Workers of readymade garments hurl brick chips when they clash with police at Ashulia, on the outskirt area of the capital, Tuesday morning demanding Tk 8,114 minimum monthly wage. Photo: STAR
Production at around 200 garment factories in Ashulia, on the outskirts of the capital, was suspended for today after workers demonstrating for Tk 8,114 minimum wage clashed with cops in the morning.
At least 50 workers were injured during sporadic clashes which took place at Jamgara, Jirani, Kabirpur, Baipail, Palash Bari, Narashinghapur, Nishchintapur, Ghoshbagh, Pukurpar and Kathgara areas, witnesses said.
Hundreds of workers from different garment factories took to the streets and started demonstration around 9:00am.
They locked into clashes with police at different spots when the latter tried to disperse the workers.
As the unruly labourers hurled brick chunks at law enforcers, police charged batons and fired several rounds of teargas canisters and rubber bullets, leaving at least 50 people hurt.

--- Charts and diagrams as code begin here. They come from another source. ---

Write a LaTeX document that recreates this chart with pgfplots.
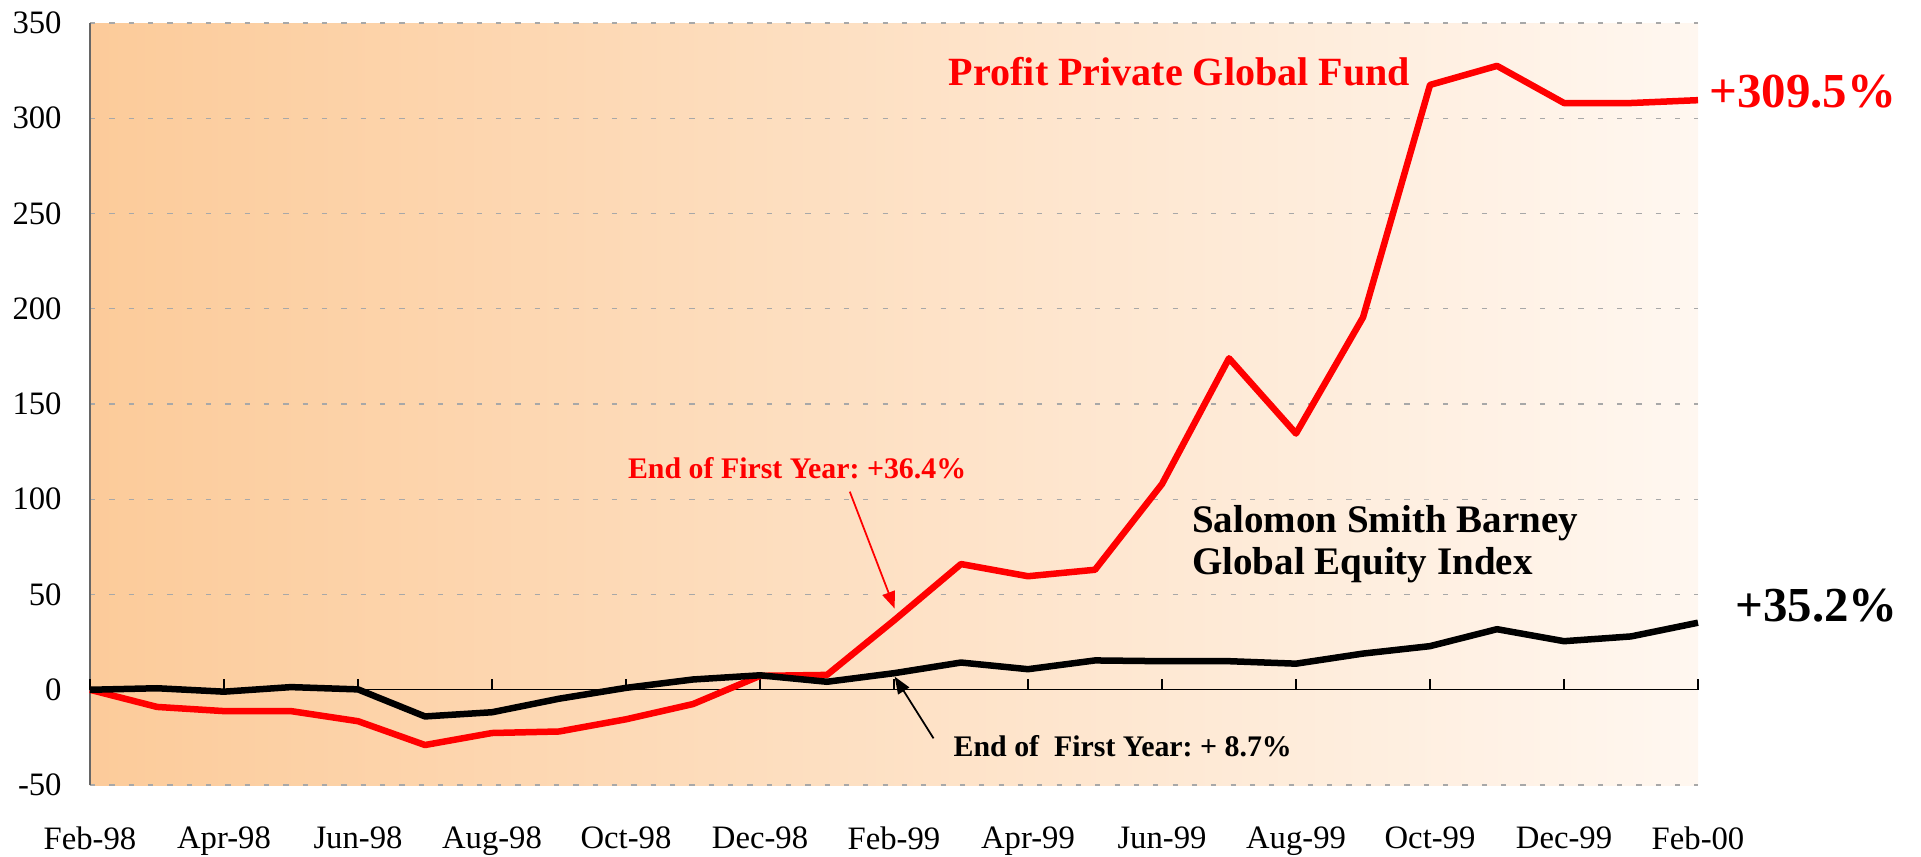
\documentclass[border=0pt]{standalone}
\usepackage{pgfplots}
\pgfplotsset{compat=1.18}
\usepackage{fontspec}
\setmainfont{Liberation Serif}
\usetikzlibrary{arrows.meta}
\frenchspacing

\definecolor{bgL}{RGB}{252,203,154}
\definecolor{bgR}{RGB}{255,247,240}
\definecolor{gridc}{RGB}{168,168,168}

\begin{document}
\begin{tikzpicture}
\begin{axis}[
  scale only axis, width=16.08cm, height=7.62cm,
  anchor=south west, at={(0,0)},
  xmin=0, xmax=24, ymin=-50, ymax=350,
  axis y line*=left, axis x line*=bottom,
  x axis line style={draw=none},
  y axis line style={draw=black!60, line width=0.45pt},
  xtick={0,2,...,24},
  xticklabels={Feb-98,Apr-98,Jun-98,Aug-98,Oct-98,Dec-98,Feb-99,Apr-99,Jun-99,Aug-99,Oct-99,Dec-99,Feb-00},
  ytick={-50,0,...,350},
  major tick length=0pt,
  ymajorgrids,
  grid style={gridc, dash pattern=on 1.5pt off 4pt, line width=0.35pt},
  axis background/.style={left color=bgL, right color=bgR},
  tick label style={font=\fontsize{9.3}{11}\selectfont},
  /pgf/number format/assume math mode=true,
  yticklabel style={xshift=-0.16cm},
  xticklabel style={yshift=-0.29cm},
  clip=false,
]
\draw[black, line width=0.4pt] (axis cs:0,0) -- (axis cs:24,0);
\pgfplotsinvokeforeach{0,2,...,24}{
  \draw[black, line width=0.4pt] (axis cs:#1,0) -- ++(0pt,3.05pt);
}
\addplot[red, line width=1.85pt, line join=round, mark=none] coordinates {
(0,0) (1,-9) (2,-11.2) (3,-11.2) (4,-16.5) (5,-29) (6,-22.7) (7,-21.9) (8,-15.5)
(9,-7.5) (10,7.3) (11,7.8) (12,36.4) (13,66) (14,59.6) (15,63) (16,108)
(17,174) (18,134.5) (19,195.5) (20,317.5) (21,327.5) (22,308) (23,308) (24,309.5)
};
\addplot[black, line width=1.85pt, line join=round, mark=none] coordinates {
(0,0) (1,0.8) (2,-1) (3,1.4) (4,0.2) (5,-14) (6,-11.8) (7,-4.7) (8,1)
(9,5.4) (10,7.6) (11,4.2) (12,8.7) (13,14.3) (14,10.8) (15,15.4) (16,15)
(17,15) (18,13.7) (19,19) (20,22.9) (21,31.8) (22,25.5) (23,28) (24,35.2)
};

\node[anchor=base west, inner sep=0pt, text=red, font=\fontsize{11.4}{12}\selectfont\bfseries] at (axis cs:12.81,317.1) {Profit Private Global Fund};
\node[anchor=base west, inner sep=0pt, text=red, font=\fontsize{13.9}{15}\selectfont\bfseries] at (axis cs:24.16,305.8) {+309.5\%};
\node[anchor=base west, inner sep=0pt, text=black, font=\fontsize{13.9}{15}\selectfont\bfseries] at (axis cs:24.55,35.7) {+35.2\%};
\node[anchor=base west, inner sep=0pt, text=black, font=\fontsize{11.1}{12}\selectfont\bfseries] at (axis cs:16.44,82.3) {Salomon Smith Barney};
\node[anchor=base west, inner sep=0pt, text=black, font=\fontsize{11.1}{12}\selectfont\bfseries] at (axis cs:16.44,60.3) {Global Equity Index};
\node[anchor=base west, inner sep=0pt, text=red, font=\fontsize{8.5}{10}\selectfont\bfseries] at (axis cs:8.02,111.0) {End of First Year: +36.4\%};
\node[anchor=base west, inner sep=0pt, text=black, font=\fontsize{8.5}{10}\selectfont\bfseries] at (axis cs:12.88,-35.1) {End of\ \ First Year: + 8.7\%};

\draw[red, line width=0.5pt, -{Triangle[length=0.17cm,width=0.13cm]}] (axis cs:11.34,104.0) -- (axis cs:12.01,42.6);
\draw[black, line width=0.5pt, -{Triangle[length=0.17cm,width=0.13cm]}] (axis cs:12.59,-25.5) -- (axis cs:12.01,6.9);
\end{axis}
\pgfresetboundingbox
\path (-0.90,-0.71) rectangle (18.31,7.85);
\end{tikzpicture}
\end{document}
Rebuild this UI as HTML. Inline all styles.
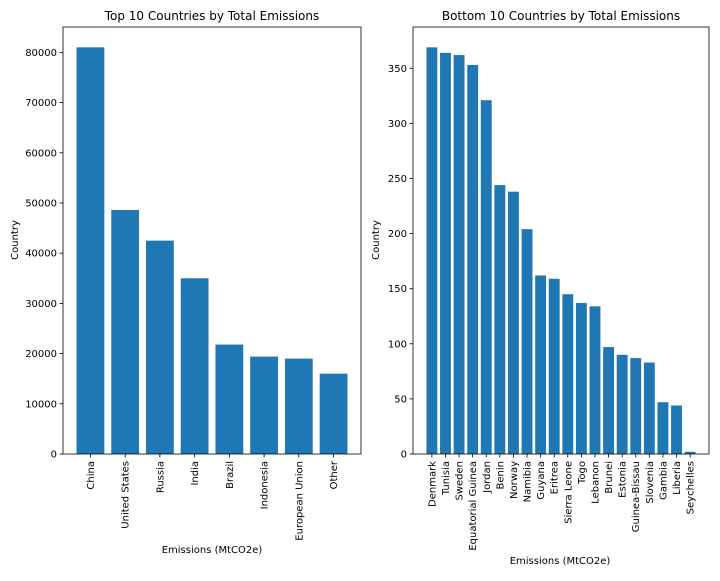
<!DOCTYPE html>
<html><head><meta charset="utf-8"><style>
body{margin:0;background:#fff;width:720px;height:576px;overflow:hidden}
svg text{font-family:"DejaVu Sans","Liberation Sans",sans-serif;fill:#000}
</style></head><body>
<svg id="c" width="720" height="576" xmlns="http://www.w3.org/2000/svg"></svg>
<script>
const topCats=["China","United States","Russia","India","Brazil","Indonesia","European Union","Other"];
const topVals=[81000,48600,42500,35000,21800,19400,19000,16000];
const topTicks=[0,10000,20000,30000,40000,50000,60000,70000,80000];
const botCats=["Denmark","Tunisia","Sweden","Equatorial Guinea","Jordan","Benin","Norway","Namibia","Guyana","Eritrea","Sierra Leone","Togo","Lebanon","Brunei","Estonia","Guinea-Bissau","Slovenia","Gambia","Liberia","Seychelles"];
const botVals=[369,364,362,353,321,244,238,204,162,159,145,137,134,97,90,87,83,47,44,2];
const botTicks=[0,50,100,150,200,250,300,350];
const NS="http://www.w3.org/2000/svg";
const svg=document.getElementById('c');
function mk(t,a,p){const e=document.createElementNS(NS,t);for(const k in a)e.setAttribute(k,a[k]);(p||svg).appendChild(e);return e;}
function panel(L,R,T,B,cats,vals,ticks,title,key){
  const g=mk('g',{});
  
  
  const n=cats.length, lo=-0.4-0.05*(n-0.2), hi=n-1+0.4+0.05*(n-0.2);
  const xs=v=>L+(v-lo)/(hi-lo)*(R-L);
  const ymax=Math.max(...vals)*1.05;
  const ys=v=>B-v/ymax*(B-T);
  cats.forEach((c,i)=>{
    const r=mk('rect',{x:xs(i-0.4),y:ys(vals[i]),width:xs(i+0.4)-xs(i-0.4),height:B-ys(vals[i]),fill:'#1f77b4'},g);
    
    
    const x=xs(i);
    mk('line',{x1:x,x2:x,y1:B,y2:B+3.5,stroke:'#000','stroke-width':0.8},g);
    const t=mk('text',{transform:`translate(${x+3.5},${B+7}) rotate(-90)`,'text-anchor':'end','font-size':10},g);
    t.textContent=c;
    
    
  });
  ticks.forEach(v=>{
    const y=ys(v);
    mk('line',{x1:L-3.5,x2:L,y1:y,y2:y,stroke:'#000','stroke-width':0.8},g);
    const t=mk('text',{x:L-6,y:y+3.5,'text-anchor':'end','font-size':10},g);
    t.textContent=v;
    
    
  });
  const fr=mk('rect',{x:L,y:T,width:R-L,height:B-T,fill:'none',stroke:'#000','stroke-width':0.8},g);
  
  
  const tt=mk('text',{x:(L+R)/2,y:T-7,'text-anchor':'middle','font-size':12},g);
  tt.textContent=title;
  
  
  return {g,L,R,T,B};
}
const p1=panel(63,361,27,454,topCats,topVals,topTicks,"Top 10 Countries by Total Emissions","top");
const p2=panel(413,709,27,454,botCats,botVals,botTicks,"Bottom 10 Countries by Total Emissions","bottom");
function lab(x,y,txt,rot,name){
  const t=mk('text',{transform:`translate(${x},${y})`+(rot?' rotate(-90)':''),'text-anchor':'middle','font-size':10});
  t.textContent=txt;
  
  
}
lab(212,553,"Emissions (MtCO2e)",false,'x-axis-title');
lab(560,564,"Emissions (MtCO2e)",false,'x-axis-title');
lab(18,240,"Country",true,'y-axis-title');
lab(379,240,"Country",true,'y-axis-title');
</script>
</body></html>
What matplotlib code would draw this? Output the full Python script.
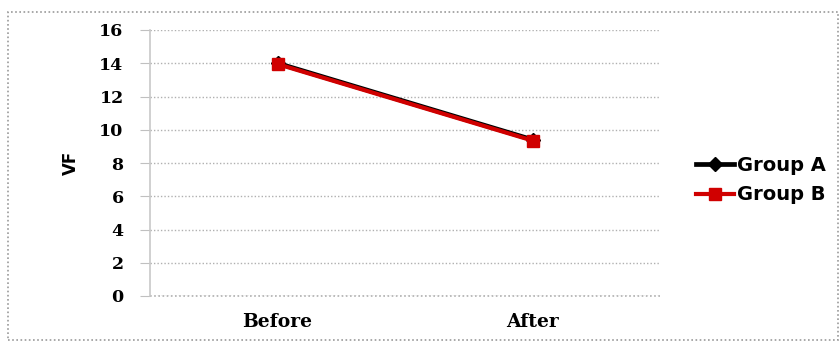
import matplotlib
matplotlib.use("Agg")
import matplotlib.pyplot as plt
from matplotlib.patches import Rectangle

# Data
categories = ["Before", "After"]
group_a = [14.0, 9.4]
group_b = [13.95, 9.35]
y_ticks = [0, 2, 4, 6, 8, 10, 12, 14, 16]
y_label = "VF"

fig = plt.figure(figsize=(8.4, 3.44), dpi=100)
fig.patch.set_facecolor("white")

# Outer chart frame
fig.patches.append(Rectangle((8 / 840, 4 / 344), 830 / 840, 328 / 344,
                             transform=fig.transFigure, fill=False,
                             edgecolor="#9a9a9a", linestyle=(0, (1, 1.5)),
                             linewidth=1.2))

ax = fig.add_axes([150 / 840, 1 - 296 / 344, 510 / 840, 266 / 344])

x = range(len(categories))
ax.plot(x, group_a, color="black", linewidth=3.4, marker="D", markersize=7,
        label="Group A", zorder=3)
ax.plot(x, group_b, color="#d00000", linewidth=3.0, marker="s", markersize=8,
        label="Group B", zorder=4)

ax.set_xlim(-0.5, 1.5)
ax.set_ylim(0, 16)
ax.set_yticks(y_ticks)
ax.set_xticks(list(x))
ax.set_xticklabels(categories)

for lab in ax.get_yticklabels():
    lab.set_fontweight("bold")
    lab.set_fontsize(12.5)
    lab.set_family("DejaVu Serif")
for lab in ax.get_xticklabels():
    lab.set_fontweight("bold")
    lab.set_fontsize(13.5)
    lab.set_family("DejaVu Serif")

ax.tick_params(axis="y", length=7, color="#c0c0c0", pad=12)
ax.tick_params(axis="x", length=0, pad=12)

ax.grid(axis="y", color="#b0b0b0", linestyle=(0, (1, 1.5)), linewidth=1.0)
ax.axhline(0, color="#b0b0b0", linestyle=(0, (1, 1.5)), linewidth=1.2,
           clip_on=False, zorder=1)
ax.set_axisbelow(True)

for side in ("top", "right", "bottom"):
    ax.spines[side].set_visible(False)
ax.spines["left"].set_color("#c8c8c8")
ax.spines["left"].set_linewidth(1.2)

ax.set_ylabel(y_label, fontsize=12, fontweight="bold", labelpad=14)

fig.legend(loc="center left", bbox_to_anchor=(678 / 840, 1 - 180 / 344),
           frameon=False, handlelength=2.0, handletextpad=0.15,
           labelspacing=0.55, prop={"weight": "bold", "size": 14})

fig.savefig("out.png", dpi=100)
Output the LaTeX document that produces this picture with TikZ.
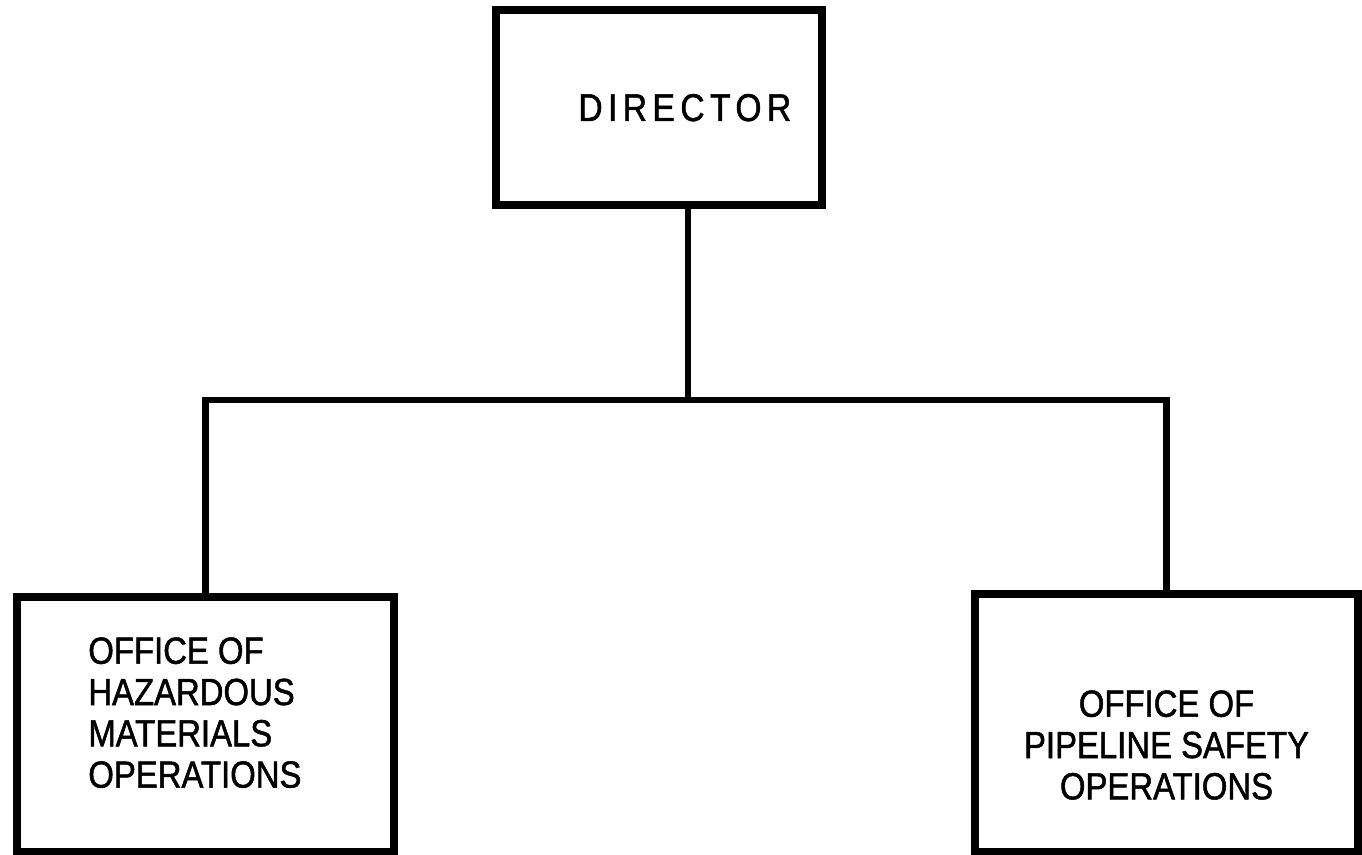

The injured were admitted to different local clinics and hospitals including Women and Child Health Centre.
The authorities of around 200 garment units shut their production for today fearing vandalism, Atiqul Islam, president of Bangladesh Garment Manufacturers and Exporters Association (BGMEA), told The Daily Star.
The RMG workers also staged demonstration in Ashulia yesterday and Saturday to press home their demand. More than 100 people including policemen were injured during the two days' clashes, which forced several RMG units to shut production.
A labour unrest has erupted in the country’s apparel sector since last several months this year seeking revision of the workers’ minimum wage.
Meanwhile, the garment workers’ wage board on November 4 finalised its recommendation that Tk 5,300 should be the minimum salary for workers.
Factory owners, who are board members, however, rejected the proposed 76.66 percent minimum salary hike from the existing Tk 3,000.
The board fixed Tk 3,200 as basic pay, Tk 1,280 house rent, and Tk 320 medical allowance. It also included Tk 200 transport allowance and Tk 300 as food subsidies, said judge AK Roy, chairman of the six-member wage board.
Failing to reach a consensus on the minimum salary thrice before, the board in its ninth meeting went for a vote on the same day and the recommendation was passed 4-0, with factory owners in the board refraining from voting.